Probably the best way to think about the women Meade writes about is in an artistic and literary light, because their personal lives were nothing short of messy. Edna St. Vincent Millay's somewhat flamboyant life probably even now overshadows her work as a poet. She led a very bohemian lifestyle with many different lovers. She had an allure that attracted men to her like a flame attracts moths. She would sometimes work on poems for years before publishing them. Millay was the first woman to win the Pulitzer Prize for poetry, an honor which Edna Ferber shared in 1924 with her novel So Big. Apparently Ferber's chances of winning were actually fairly slim (not because of the quality of her writing but the fact that the novel was a bestseller), but Ferber had in her corner one of the judges who lobbied hard for her to win. Like so many other women writers she had a solid following and her novels were often money makers, but she didn't get the critical acclaim of her male contemporaries.

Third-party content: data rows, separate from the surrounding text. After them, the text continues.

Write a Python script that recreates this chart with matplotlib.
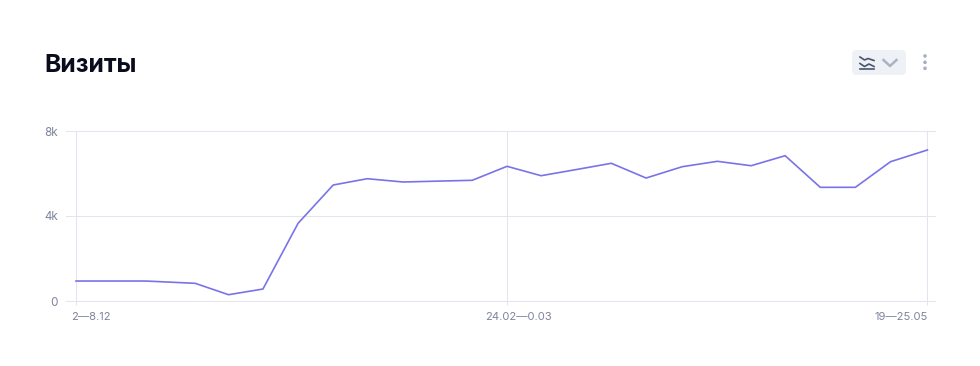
import matplotlib
matplotlib.use('Agg')
import matplotlib.pyplot as plt
from matplotlib.patches import FancyBboxPatch, Circle
from matplotlib.transforms import ScaledTranslation

plt.rcParams['font.family'] = ['Inter', 'DejaVu Sans']

# week position of each point (not evenly spaced in the picture)
weeks = [0, 0.99, 1.97, 3.36, 4.30, 5.27, 6.26, 7.25, 8.21, 9.22, 10.18, 11.17, 12.15,
         13.11, 14.10, 15.09, 16.07, 17.09, 18.08, 19.03, 19.99, 20.98, 21.97, 22.96, 24]
visits = [940, 940, 940, 832, 296, 564, 3655, 5458, 5755, 5600, 5640, 5680, 6338,
          5896, 6185, 6480, 5787, 6320, 6573, 6366, 6838, 5350, 5350, 6555, 7106]

x_ticks = [0, 12.15, 24]
x_labels = ['2—8.12', '24.02—0.03', '19—25.05']
y_ticks = [0, 4000, 8000]
y_labels = ['0', '4k', '8k']

W, H = 980, 366
GRID = '#e3e4f0'
TICK_TEXT = '#7f849e'

fig = plt.figure(figsize=(W / 100, H / 100), dpi=100, facecolor='white')

# plot area in pixels: gridlines run 66-935, 131-301
ax = fig.add_axes([66 / W, 1 - 301 / H, 869 / W, 170 / H])
px_per_week = 851.4 / 24
ax.set_xlim(-10 / px_per_week, 24 + 7.6 / px_per_week)
ax.set_ylim(0, 8000)
for s in ax.spines.values():
    s.set_visible(False)
ax.patch.set_alpha(0)

ax.set_axisbelow(True)
ax.grid(True, color=GRID, lw=0.75)
ax.set_xticks(x_ticks, x_labels)
ax.set_yticks(y_ticks, y_labels)
ax.tick_params(axis='x', length=3, width=0.75, color=GRID, pad=5, labelsize=8.1, labelcolor=TICK_TEXT)
ax.tick_params(axis='y', length=0, pad=5.8, labelsize=8.4, labelcolor=TICK_TEXT)
for line in ax.get_ygridlines() + ax.get_xgridlines():
    line.set_clip_on(False)
ax.plot(weeks, visits, color='#7a73e8', lw=1.2, solid_joinstyle='miter', clip_on=False, zorder=3)

# first label hangs right of its tick, middle one is off centre, last ends at its tick
x_lbls = ax.get_xticklabels()
x_lbls[0].set_ha('left')
x_lbls[0].set_transform(x_lbls[0].get_transform() + ScaledTranslation(-5 / 100, 0, fig.dpi_scale_trans))
x_lbls[1].set_transform(x_lbls[1].get_transform() + ScaledTranslation(11.5 / 100, 0, fig.dpi_scale_trans))
x_lbls[2].set_ha('right')

# overlay in pixel coordinates for the header
ov = fig.add_axes([0, 0, 1, 1])
ov.set_xlim(0, W)
ov.set_ylim(H, 0)
ov.axis('off')
ov.patch.set_alpha(0)

ov.text(44.5, 71.7, 'Визиты', fontsize=17.8, fontweight='bold', color='#0a0c1e', va='baseline', ha='left')

ov.add_patch(FancyBboxPatch((856, 54), 46, 17, boxstyle='round,pad=0,rounding_size=0.1',
                            fc='#eef1f6', ec='#eef1f6', lw=5.76, joinstyle='round'))
icon = '#4b5470'
ov.plot([860, 864.5, 868, 874], [57, 60, 58.5, 60.5], color=icon, lw=1.2)
ov.plot([860, 864.5, 869, 874], [63.5, 66.5, 64, 66.5], color=icon, lw=1.2)
ov.plot([860, 874], [69, 69], color=icon, lw=1.2)
ov.plot([883.5, 890, 896.5], [60, 66, 60], color='#a9b3c6', lw=1.8)
for yy in (56, 62.3, 68.3):
    ov.add_patch(Circle((925, yy), 1.8, fc='#a8aec4', ec='none'))

fig.savefig('out.png', dpi=100)
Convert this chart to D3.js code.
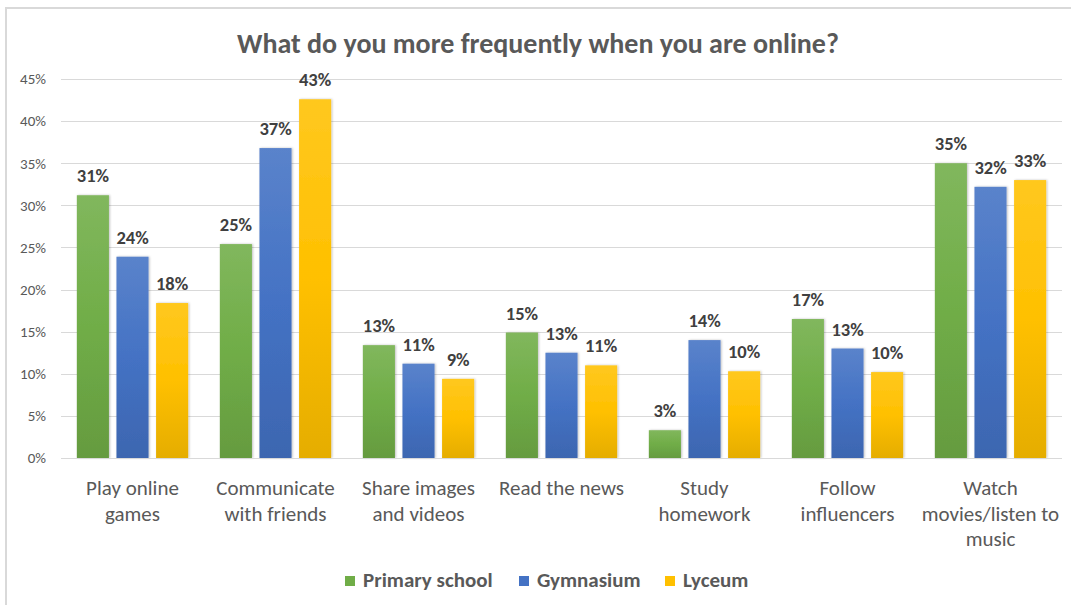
<!DOCTYPE html>
<html>
<head>
<meta charset="utf-8">
<script src="https://cdn.jsdelivr.net/npm/d3@7"></script>
<style>
  html, body { margin: 0; padding: 0; background: #fff; }
  svg { display: block; font-family: Carlito, Lato, "Open Sans", sans-serif; }
</style>
</head>
<body>
<svg id="chart" width="1071" height="605"></svg>
<script>
// Survey answers: share of pupils by school level
const categories = [
  ["Play online", "games"],
  ["Communicate", "with friends"],
  ["Share images", "and videos"],
  ["Read the news"],
  ["Study", "homework"],
  ["Follow", "influencers"],
  ["Watch", "movies/listen to", "music"]
];
const seriesNames = ["Primary school", "Gymnasium", "Lyceum"];
const primarySchool = [0.312, 0.254, 0.134, 0.149, 0.033, 0.165, 0.350];
const gymnasium     = [0.239, 0.368, 0.112, 0.125, 0.140, 0.130, 0.322];
const lyceum        = [0.184, 0.426, 0.094, 0.110, 0.103, 0.102, 0.330];
const yTicks = [0, 0.05, 0.10, 0.15, 0.20, 0.25, 0.30, 0.35, 0.40, 0.45];

const seriesValues = [primarySchool, gymnasium, lyceum];
const baseColors = ["#70AD47", "#4472C4", "#FFC000"];

const svg = d3.select("#chart");
const W = 1071, H = 605;
const margin = { left: 61, right: 9, top: 79, bottom: 147 };

// outer chart frame
svg.append("rect")
  .attr("x", 6).attr("y", 8)
  .attr("width", W + 10).attr("height", H + 10)
  .attr("fill", "#fff").attr("stroke", "#d9d9d9").attr("stroke-width", 2);

// vertical gradients: lighter at the top, darker at the bottom
const defs = svg.append("defs");
baseColors.forEach((c, i) => {
  const g = defs.append("linearGradient")
    .attr("id", "grad" + i)
    .attr("x1", 0).attr("y1", 0).attr("x2", 0).attr("y2", 1);
  const base = d3.color(c);
  g.append("stop").attr("offset", "0%").attr("stop-color", d3.interpolateRgb(c, "#fff")(0.12));
  g.append("stop").attr("offset", "50%").attr("stop-color", c);
  g.append("stop").attr("offset", "100%").attr("stop-color", base.darker(0.3));
});
const shadow = defs.append("filter").attr("id", "shadow")
  .attr("x", "-20%").attr("y", "-5%").attr("width", "150%").attr("height", "115%");
shadow.append("feDropShadow")
  .attr("dx", 1).attr("dy", 0).attr("stdDeviation", 1)
  .attr("flood-color", "#000").attr("flood-opacity", 0.25);

const x0 = d3.scaleBand()
  .domain(d3.range(categories.length))
  .range([margin.left, W - margin.right])
  .paddingInner(0).paddingOuter(0);
const x1 = d3.scaleBand()
  .domain(d3.range(seriesNames.length))
  .range([0, x0.bandwidth()])
  .paddingInner(0.19).paddingOuter(0.4);
const y = d3.scaleLinear().domain([0, 0.45]).range([H - margin.bottom, margin.top]);

// title
svg.append("text")
  .attr("x", 538).attr("y", 53)
  .attr("text-anchor", "middle")
  .attr("font-size", 28).attr("font-weight", "bold")
  .attr("fill", "#595959")
  .text("What do you more frequently when you are online?");

// horizontal gridlines
svg.append("g")
  .selectAll("line")
  .data(yTicks)
  .join("line")
  .attr("x1", margin.left).attr("x2", W - margin.right)
  .attr("y1", d => Math.round(y(d)) + 0.5).attr("y2", d => Math.round(y(d)) + 0.5)
  .attr("stroke", "#d9d9d9").attr("stroke-width", 1);

// y axis labels
const yAxis = d3.axisLeft(y).tickValues(yTicks).tickFormat(d3.format(".0%")).tickSize(0).tickPadding(15);
const yg = svg.append("g").attr("transform", `translate(${margin.left},0)`).call(yAxis);
yg.select(".domain").remove();
yg.selectAll("text").attr("font-size", 15).attr("fill", "#595959")
  .attr("font-family", "Carlito, Lato, 'Open Sans', sans-serif");

// bars
const groups = svg.append("g")
  .selectAll("g")
  .data(categories.map((c, i) => i))
  .join("g")
  .attr("transform", i => `translate(${x0(i)},0)`);

groups.selectAll("rect")
  .data(i => seriesValues.map((vals, s) => ({ s, v: vals[i] })))
  .join("rect")
  .attr("x", d => x1(d.s))
  .attr("y", d => y(d.v))
  .attr("width", x1.bandwidth())
  .attr("height", d => y(0) - y(d.v))
  .attr("fill", d => `url(#grad${d.s})`)
  .attr("filter", "url(#shadow)");

// value labels
groups.selectAll("text.val")
  .data(i => seriesValues.map((vals, s) => ({ s, v: vals[i] })))
  .join("text")
  .attr("class", "val")
  .attr("x", d => x1(d.s) + x1.bandwidth() / 2)
  .attr("y", d => y(d.v) - 13)
  .attr("text-anchor", "middle")
  .attr("font-size", 18.5).attr("font-weight", "bold")
  .attr("fill", "#404040")
  .text(d => d3.format(".0%")(d.v));

// baseline
svg.append("line")
  .attr("x1", margin.left).attr("x2", W - margin.right)
  .attr("y1", Math.round(y(0)) + 0.5).attr("y2", Math.round(y(0)) + 0.5)
  .attr("stroke", "#d9d9d9");

// category labels
const catG = svg.append("g");
categories.forEach((lines, i) => {
  const t = catG.append("text")
    .attr("x", x0(i) + x0.bandwidth() / 2)
    .attr("y", 495)
    .attr("text-anchor", "middle")
    .attr("font-size", 21).attr("fill", "#595959");
  lines.forEach((ln, k) => {
    t.append("tspan")
      .attr("x", x0(i) + x0.bandwidth() / 2)
      .attr("dy", k === 0 ? 0 : 25.5)
      .text(ln);
  });
});

// legend
const legendX = [345, 519, 665];
const lg = svg.append("g");
seriesNames.forEach((name, i) => {
  lg.append("rect")
    .attr("x", legendX[i]).attr("y", 576)
    .attr("width", 10).attr("height", 10)
    .attr("fill", baseColors[i]);
  lg.append("text")
    .attr("x", legendX[i] + 18).attr("y", 587)
    .attr("font-size", 21).attr("font-weight", "bold")
    .attr("fill", "#595959")
    .text(name);
});
</script>
</body>
</html>
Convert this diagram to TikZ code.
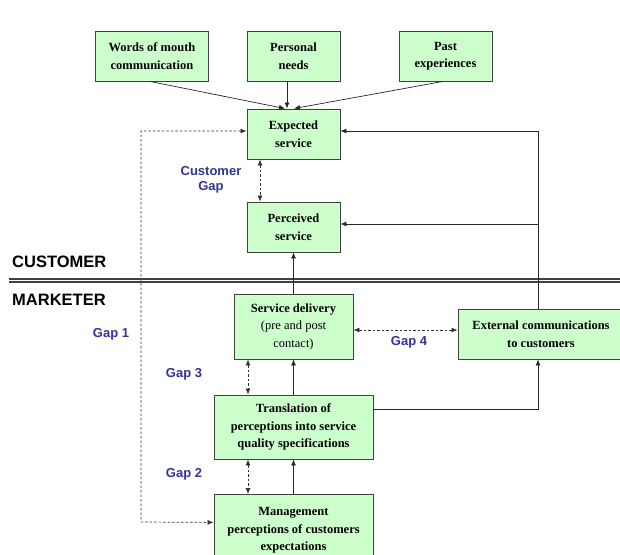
\documentclass[tikz,border=0pt]{standalone}
\usepackage{fontspec}
\setmainfont{Liberation Serif}
\newfontfamily\arialf{Liberation Sans}
\usetikzlibrary{arrows.meta,calc}
\definecolor{boxfill}{HTML}{CCFFCC}
\definecolor{boxdraw}{HTML}{404040}
\definecolor{gapblue}{HTML}{333399}
\tikzset{
  gbox/.style={draw=boxdraw, fill=boxfill, line width=0.9pt, align=center, inner sep=0pt,
    font=\fontsize{12.5}{17.5}\selectfont\bfseries},
  arr/.style={draw=black!85, line width=0.7pt, -{Latex[length=6pt,width=5pt]}},
  darr/.style={draw=black!80, line width=0.7pt, dashed, dash pattern=on 2.5pt off 2pt, {Latex[length=6pt,width=5pt]}-{Latex[length=6pt,width=5pt]}},
  gaplbl/.style={text=gapblue, font=\arialf\fontsize{13}{15}\selectfont\bfseries, align=center, inner sep=0pt},
  sidelbl/.style={font=\arialf\fontsize{16.5}{18}\selectfont\bfseries, anchor=west, inner sep=0pt}
}
\begin{document}
\begin{tikzpicture}[x=1pt,y=-1pt]
\useasboundingbox[fill=white] (0,0) rectangle (620,554);
\begin{scope}
\clip (0,0) rectangle (620,554);
% boxes
\node[gbox, minimum width=113pt, minimum height=50pt] (words) at (152,56) {Words of mouth\\communication};
\node[gbox, minimum width=93pt, minimum height=50pt] (personal) at (293.5,56) {Personal\\needs};
\node[gbox, minimum width=93pt, minimum height=50pt] (past) at (445.5,56) {Past\\experiences};
\node[gbox, minimum width=93pt, minimum height=50pt] (expected) at (293.5,134) {Expected\\service};
\node[gbox, minimum width=93pt, minimum height=50pt] (perceived) at (293.5,227) {Perceived\\service};
\node[gbox, minimum width=119pt, minimum height=65pt] (service) at (293.5,326.5) {Service delivery\\\mdseries(pre and post\\\mdseries contact)};
\node[gbox, minimum width=166pt, minimum height=50pt] (external) at (541,334) {External communications\\to customers};
\node[gbox, minimum width=159pt, minimum height=64pt] (translation) at (293.5,427) {Translation of\\perceptions into service\\quality specifications};
\node[gbox, minimum width=159pt, minimum height=72pt, anchor=north] (management) at (293.5,494) {Management\\perceptions of customers\\expectations};

% side labels and divider
\node[sidelbl] (custlbl) at (12,262) {CUSTOMER};
\node[sidelbl] (marklbl) at (12,300) {MARKETER};
\coordinate (divL) at (9,279);
\coordinate (divR) at (620,279);
\draw[boxdraw, line width=1.1pt] (divL) -- (divR);
\draw[boxdraw, line width=1.1pt] ([yshift=-3pt]divL) -- ([yshift=-3pt]divR);

% gap labels
\node[gaplbl] (cgap) at (211,180) {Customer\\Gap};
\node[gaplbl] (gap1) at (111,334) {Gap 1};
\node[gaplbl] (gap4) at (409,342) {Gap 4};
\node[gaplbl] (gap3) at (184,374) {Gap 3};
\node[gaplbl] (gap2) at (184,474) {Gap 2};

% inputs to expected
\draw[arr] ([xshift=-2pt]words.south) -- ([xshift=-8.5pt]expected.north);
\draw[arr] ([xshift=-6.5pt]personal.south) -- ([xshift=-6.5pt]expected.north);
\draw[arr] ([xshift=-2.5pt]past.south) -- ([xshift=0.5pt]expected.north);

% customer gap
\draw[darr] ([xshift=-33.5pt]expected.south) -- ([xshift=-33.5pt]perceived.north);

% external communications feedback
\draw[arr] ([xshift=-3pt]external.north) |- ([yshift=3pt]expected.east);
\draw[arr] ([xshift=-3pt]external.north) |- ([yshift=3pt]perceived.east);

% service delivery to perceived
\draw[arr] (service.north) -- (perceived.south);

% gap 1
\coordinate (g1top) at (141,131);
\coordinate (g1bot) at (141,522);
\draw[darr] ([yshift=3pt]expected.west) -- (g1top) -- (g1bot) -- ([yshift=8pt]management.west);

% gap 4
\draw[darr] ([yshift=-3.5pt]service.east) -- ([yshift=-3.5pt]service.east -| external.west);

% gap 3 and translation -> service
\draw[darr] ([xshift=-45.5pt]service.south) -- ([xshift=-45.5pt]service.south |- translation.north);
\draw[arr] (translation.north) -- (service.south);

% translation -> external
\draw[arr] ([yshift=18pt]translation.east) -| ([xshift=-3pt]external.south);

% gap 2 and management -> translation
\draw[darr] ([xshift=-45.5pt]translation.south) -- ([xshift=-45.5pt]translation.south |- management.north);
\draw[arr] (management.north) -- (translation.south);
\end{scope}
\end{tikzpicture}
\end{document}
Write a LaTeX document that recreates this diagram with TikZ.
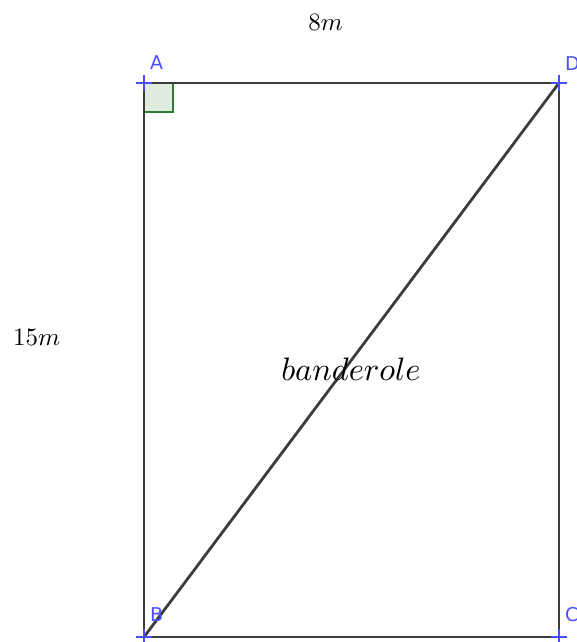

Dorothy Parker is known for her witty quips and satirical outlook, and that aspect of her personality shines through in these pages. She wrote for a number of magazines such as Vanity Fair and The New Yorker submitting not only short stories and poems, but also theater and book reviews (P.G. Wodehouse would go on to replace her as theater critic for Vanity Fair). Like Ferber she wasn't especially lucky in love having endured a failed marriage. She also never managed to produce a novel despite having been given an advance (never paid back) to write one. She spent an agonizing year in Europe trying to write it, but always sending back excuses to her publisher when they would enquire about it. And Zelda Fitzgerald. Did you know she was an accomplished dancer? She studied ballet in her twenties almost obsessively, but her fragile mental disposition meant she never achieved her goal to dance on stage. She did write, and it was sometimes her stories that were published under F. Scott's byline. They had a tempestuous relationship, and whatever money they made seemed to flow through their fingers like water.
In the end, what strikes me about these women's lives is just how sad they often were. Both in their relationships with men (or in Edna's case the lack thereof, though she wasn't short of offers) and in their art, life was often a struggle. Millay was often intensely ill. Dorothy Parker tried to kill herself on more than one occasion. Ferber had perhaps the most stable personal life as well as a fair amount of popularity and success, but the success seemed to come at a cost. And Zelda would end her life in an institution. The war was over but the economy would soon take a tumble (to say the least). Prohibition was raging (though you wouldn't know it by the way the Fitzgeralds lived). And if you were too Left-leaning socially you risked being blackballed.
Bobbed Hair and Bathtub Gin is really just a teaser of a book. For a very broad overview of the era and lots of interesting stories about a few fascinating personalities you can't beat it. It's really just a jumping off place, though--lots of interesting facts to tuck away somewhere in the back of my mind. I could happily now pick up a book about any of the four women to learn more about their lives and their world. Or perhaps just dip into their work now. I've only read a few of Dorothy Parker's stories and perhaps a few of Millay's poems, but nothing by Ferber or Zelda Fitzgerald. I do hope to rectify that sometime soon. Until then, this was a thoroughly enjoyable peek into their lives.